When you see a forest, it makes you feel...?
Calm
When you see a volcano, it makes you feel...?
Small
When you see a sunrise or sunset, it makes you feel...?
Happy
When you hear thunder, it makes you feel...?
Worried
When you hear the wind howling, it makes you feel...?
Alive
Are you an Ocean, Mountain, Forest, or Desert person?
Not sure, perhaps mountain, but I am not interested in the highest peaks.
On a scale of 1 to 10, how important is Nature to your well-being?
10
Share with us a childhood nature memory?
A summer trek to a snowy ice-capped mountain top where we started out in the sun and walked into the fog around the top – for the decent we decided to slate on each our plastic bag. I picked up speed fast and got quite a bit ahead, but suddenly decided to stop because of the low visibility and the others stopped just behind me, seconds later the fog opened up and I found myself standing on the very edge of a deep, deep massive pothole in the icecap – we were lucky that day, or perhaps destiny was on our side...

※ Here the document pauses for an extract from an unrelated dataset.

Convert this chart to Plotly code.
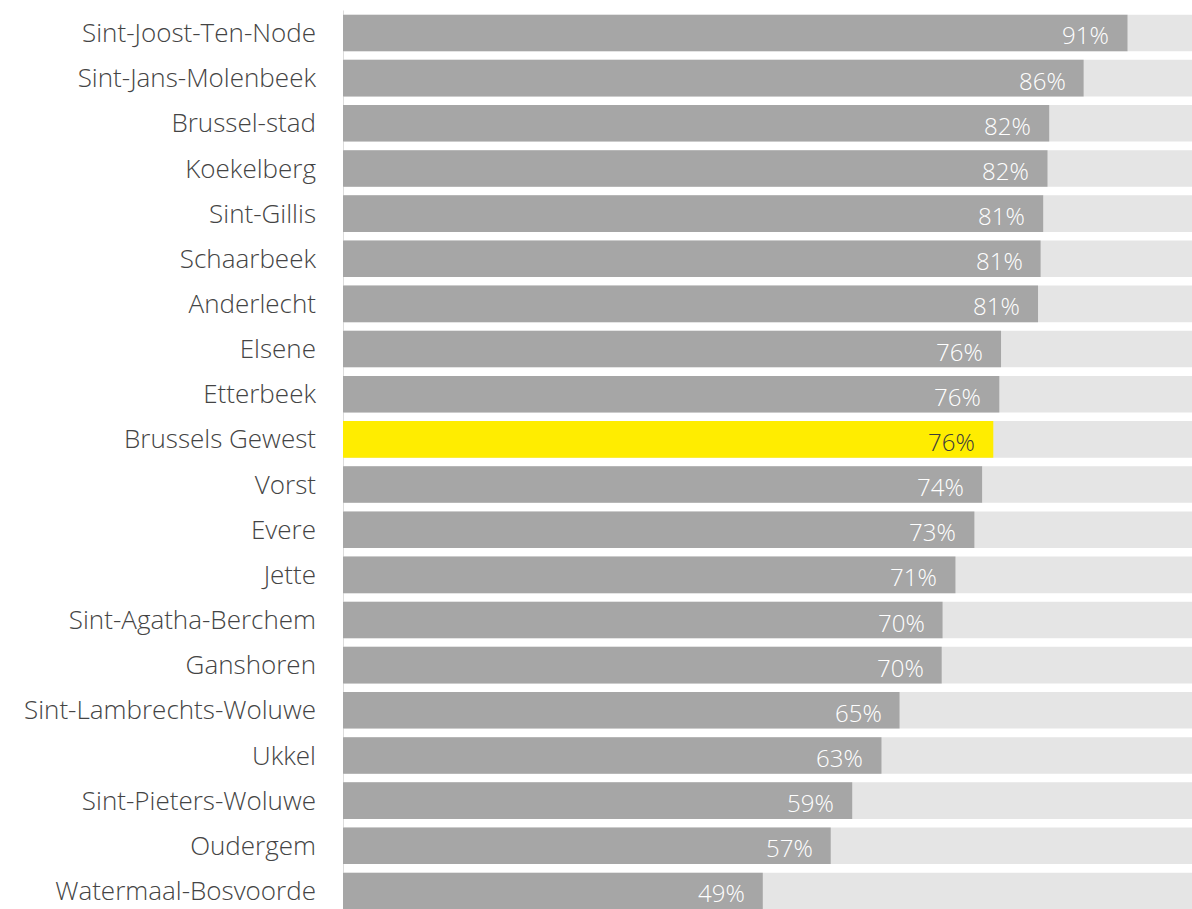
import plotly.graph_objects as go

municipalities = [
    "Sint-Joost-Ten-Node", "Sint-Jans-Molenbeek", "Brussel-stad", "Koekelberg",
    "Sint-Gillis", "Schaarbeek", "Anderlecht", "Elsene", "Etterbeek",
    "Brussels Gewest", "Vorst", "Evere", "Jette", "Sint-Agatha-Berchem",
    "Ganshoren", "Sint-Lambrechts-Woluwe", "Ukkel", "Sint-Pieters-Woluwe",
    "Oudergem", "Watermaal-Bosvoorde",
]
values = [91.2, 86.1, 82.1, 81.9, 81.4, 81.1, 80.8, 76.5, 76.3, 75.6,
          74.3, 73.4, 71.2, 69.7, 69.6, 64.7, 62.6, 59.2, 56.7, 48.8]
value_labels = ["91%", "86%", "82%", "82%", "81%", "81%", "81%", "76%", "76%", "76%",
                "74%", "73%", "71%", "70%", "70%", "65%", "63%", "59%", "57%", "49%"]
highlight = "Brussels Gewest"
total = [100] * len(municipalities)

positions = list(range(len(municipalities)))
bar_colors = ["#ffed00" if m == highlight else "#a6a6a6" for m in municipalities]
text_colors = ["#3c3c3c" if m == highlight else "#ffffff" for m in municipalities]

FONT = "Open Sans"

fig = go.Figure()
fig.add_trace(go.Bar(
    y=positions, x=total, orientation="h", width=0.81,
    marker=dict(color="#e5e5e5", line=dict(width=0)),
    hoverinfo="skip", showlegend=False,
))
fig.add_trace(go.Bar(
    y=positions, x=values, orientation="h", width=0.81,
    marker=dict(color=bar_colors, line=dict(width=0)),
    showlegend=False,
))

for p, v, lab, c in zip(positions, values, value_labels, text_colors):
    fig.add_annotation(
        x=v, y=p, xref="x", yref="y", text=lab, showarrow=False,
        xanchor="right", yanchor="middle", xshift=-16, yshift=-2,
        font=dict(family=FONT, size=24, color=c, weight=300),
    )

fig.add_shape(type="line", xref="x", yref="y", x0=0, x1=0, y0=-0.5, y1=19.6,
              line=dict(color="#dcdcdc", width=2), layer="below")

fig.update_layout(
    width=1192, height=909,
    margin=dict(l=343, r=0, t=0, b=0),
    barmode="overlay",
    plot_bgcolor="white", paper_bgcolor="white",
    xaxis=dict(range=[0, 98.7], showgrid=False, zeroline=False,
               showticklabels=False, showline=False, fixedrange=True),
    yaxis=dict(range=[19.4, -0.73], tickmode="array", tickvals=positions,
               ticktext=municipalities, showgrid=False, zeroline=False,
               showline=False, ticks="", ticklabelstandoff=26,
               tickfont=dict(family=FONT, size=26, color="#444444", weight=300)),
)

fig.write_html(
    "out.html",
    config={"displayModeBar": False},
    post_script="document.body.style.margin='0';document.body.style.overflow='hidden';",
)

Learn more about the Efjord cabin here, in DWELL magazine.
Michael Rosenblum
For more than 30 years, Michael Rosenblum has been on the cutting edge of the digital ‘videojournalist’ and Citizen News revolution.
During this time, he's led a drive for video literacy, and the Democratization of Video and Video news. His work includes: the complete transitioning of the BBC's national network (UK) to a Vj-driven model, starting in 2002; the complete conversion of The Voice of America, the United State’s Government’s broadcasting agency, (and the largest broadcaster in the world), from short wave radio to television broadcasting and webcasting using the ‘VJ” paradigm (1998-present); the design behind Current TV in partnership with former US VP Al Gore; the construction of a national hyperlocal citizen journalist network with Verizon; and the construction of NYT Television, a New York Times Company and the largest producer of non-fiction television in the US.
He has partnered with a number of major media companies including The Guardian (UK), USA Today, New York Magazine, The Travel Channel and others to create video ‘Academies’ where anyone can learn to report, shoot, edit and produce video on their own.
In 2009 he co-founded TheVJ.com, along with his wife, Lisa Lambden, an online video training site.
He has also designed, built and implemented VJ-driven news channels around the world, including Time/Warner’s New York 1, Associated Newspapers (UK) London based Channel 1, Young Broadcasting stations in the US, Switzerland’s largest commercial TV broadcaster, TeleZuri, as well as a host of smaller projects such as Eritrea’s ERI-TV and Sri Lanka’s SLBC. His consulting clients include The BBC, McGraw-Hill, TV-24/Germany, TV4/Sweden, Oxygen Media, National Public Radio, Danmarks Radio (DK), TV-3 Sweden, Norway & Denmark, Tokyo Broadcasting, Korea Broadcasting.
As a producer, Rosenblum has produced or overseen production on more than 3000 hours of programming for both network and cable. His shows have included the long-running TRAUMA: LIFE IN THE ER, Paramedics, Police Force, Labor and Delivery, Science Times. These series have aired on TLC, Showtime and National Geographic. He has also produced for ABC, CBS, Oxygen and the BBC. Most recently his groundbreaking 5Takes series for Discovery has completely rewritten the production paradigm. The company currently has more than 350 hours in production for this year alone.
He has conducted his unique VJ training classes and boot camps all over the world, from Thailand to Marrakech, and has lectured extensively both overseas and in the US. He recently entered into a partnership with Discovery Communications to set up the Travel Channel Academy, a national training facility open to anyone. For 8 years he was an adjunct professor of communication at New York University, where he taught “Television and the Information Revolution”, a course of his own design and at The Bauhaus in Germany. Prior to that he taught at Columbia University’s Graduate School of Journalism. His Brussels based Rosenblum Institute trains European journalists to work as vjs. He is the author of Videojournalismus (germany) and iPhone Millionaire (McGraw Hill, 2013).
He and his wife live both in New York and in the UK and teach at Oxford University in Britain.
3 words to describe Nature?
Real. Unmediated. Honest
3 things Nature taught you?
Who I was
Who I am
Who I could be
3 most treasured Nature spots?
Coast of England at Northumbria
Middle of Sahara Desert
Lamu, Kenya
When you look at the ocean, it makes you feel…?
Humble
When you see a forest, it makes you feel…?
Connected
When you see a volcano, it makes you feel…?
Terrified
When you see a sunrise or sunset, it makes you feel…?
Grateful
When you hear thunder, it makes you feel…?
Alive
When you hear the wind howling, it makes you feel…?
Connected
Are you an Ocean, Mountain, Forest, or Desert person?
Ocean
On a scale of 1 to 10, how important is Nature to your well-being?
10
Share with us a childhood nature memory?
When I was about 10 years old, my father had a friend named Eddie Durban who had a wood Lightning sailboat - 19 foot. No motor. One day, he took me out for a sail and we turned up into a series of small estuaries that ran in the wetlands that are now almost gone on the East Coast. The boat was silent, but it ghosted along, and as we drifted in the marsh, the whole place around us seemed alive and vibrant.